British Sky Broadcasting (BSY) has done a great job of aggregating some of the best content available and then marketing its services. More than a decade ago, the firm began to enter exclusive deals to carry major sporting events in the United Kingdom. In addition, it acquires rights to many first-run movies and U.S.-produced series, which are becoming increasingly popular in the U.K. While it resells the majority of its purchased content to other television carriers, it also produces its own shows to distinguish its product. This capability was enhanced by the completion of a new production facility in 2011. The new building has several studios, including one that is large enough to hold an audience and produce live shows, such as game or talk shows with a live audience. As a result, BSkyB has outperformed its competitors by consistently expanding its television subscriber base. In addition, it is selling additional services, such as high-definition television, DVRs, second set-top boxes, and video on demand. All of these services increase average revenue per user and increase profitability.
The firm also offers broadband and phone service. These businesses have grown rapidly and are now similar in size to Virgin Media and Talk Talk, though they are still smaller than those of BT Group (BT.A), the incumbent telephone operator. In fact, BSkyB and BT have been gaining the majority of the net new broadband subscribers in the U.K. for the past several quarters. While the firm doesn't have the scale in broadband and telephony that it has in pay TV services, the profitability in these operations is improving faster than we anticipated. The competition in these segments is much more intense than in television, so BSkyB will never have the scale and moat in broadband and telephony that it does in television, but the incremental business is improving the firm's margins and free cash flow for now.

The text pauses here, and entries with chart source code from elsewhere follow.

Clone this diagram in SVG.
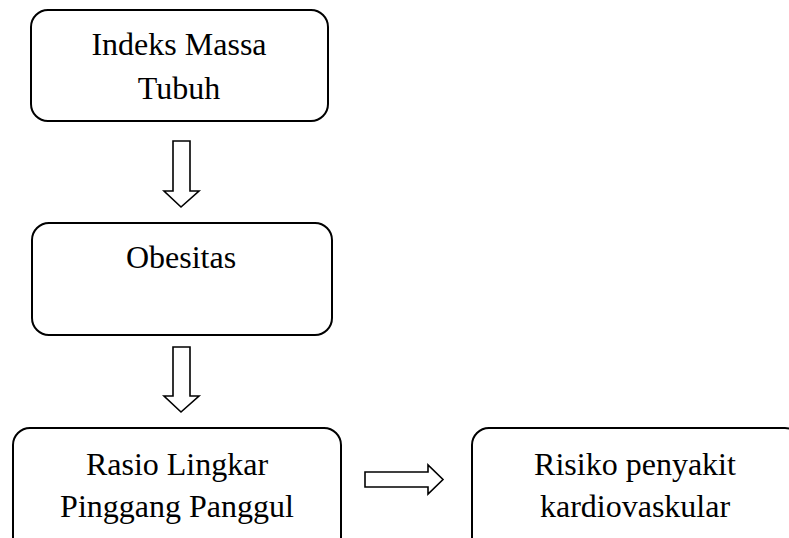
<svg xmlns="http://www.w3.org/2000/svg" width="789" height="538" viewBox="0 0 789 538">
<style>
.box{fill:#fff;stroke:#000;stroke-width:2}
.arr{fill:#fff;stroke:#000;stroke-width:1.6;stroke-linejoin:miter}
text{font-family:"Liberation Serif","Times New Roman",serif;font-size:32px;fill:#000;text-anchor:middle}
</style>
<rect width="789" height="538" fill="#fff"/>
<g id="node-imt">
<rect class="box" x="31" y="10" width="297" height="111" rx="17"/>
<text x="179" y="55">Indeks Massa</text>
<text x="179" y="99">Tubuh</text>
</g>
<g id="node-obesitas">
<rect class="box" x="32" y="223" width="300" height="112" rx="17"/>
<text x="181" y="268">Obesitas</text>
</g>
<g id="node-rlpp">
<rect class="box" x="13" y="428" width="328" height="130" rx="17"/>
<text x="177" y="475">Rasio Lingkar</text>
<text x="177" y="517">Pinggang Panggul</text>
</g>
<g id="node-risiko">
<rect class="box" x="472" y="428" width="330" height="130" rx="17"/>
<text x="635" y="475">Risiko penyakit</text>
<text x="635" y="517">kardiovaskular</text>
</g>
<g id="connectors">
<polygon class="arr" points="173,141 190,141 190,191 199,191 181,207 164,191 173,191"/>
<polygon class="arr" points="173,347 190,347 190,396 199,396 181,412 164,396 173,396"/>
<polygon class="arr" points="365,472 428,472 428,465 443,479.5 428,494 428,487 365,487"/>
</g>
</svg>
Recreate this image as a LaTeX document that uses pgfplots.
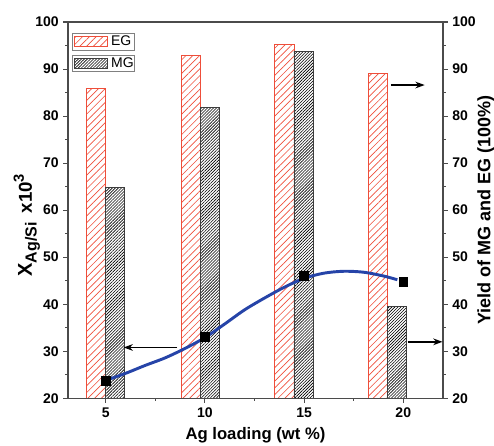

BSkyB is the U.K.'s largest pay TV operator, with 10.4 million subscribers versus only 3.8 million cable customers. This larger base and early investments in content have allowed the firm to control the best content available for television viewing in the U.K., including sports, movies, and television series. Better content has driven increased viewership, and this has produced additional funds to acquire even more content, leading to a virtuous circle that we think provides the firm with a solid narrow moat.
The biggest risk facing BSkyB is whether it can sustain its hold on the best television content in the U.K. Although it historically has done an impressive job in this respect, we are concerned that increased competition, particularly from BT, makes it unlikely the firm will be able to continue to dominate content in the same manner it has in the past.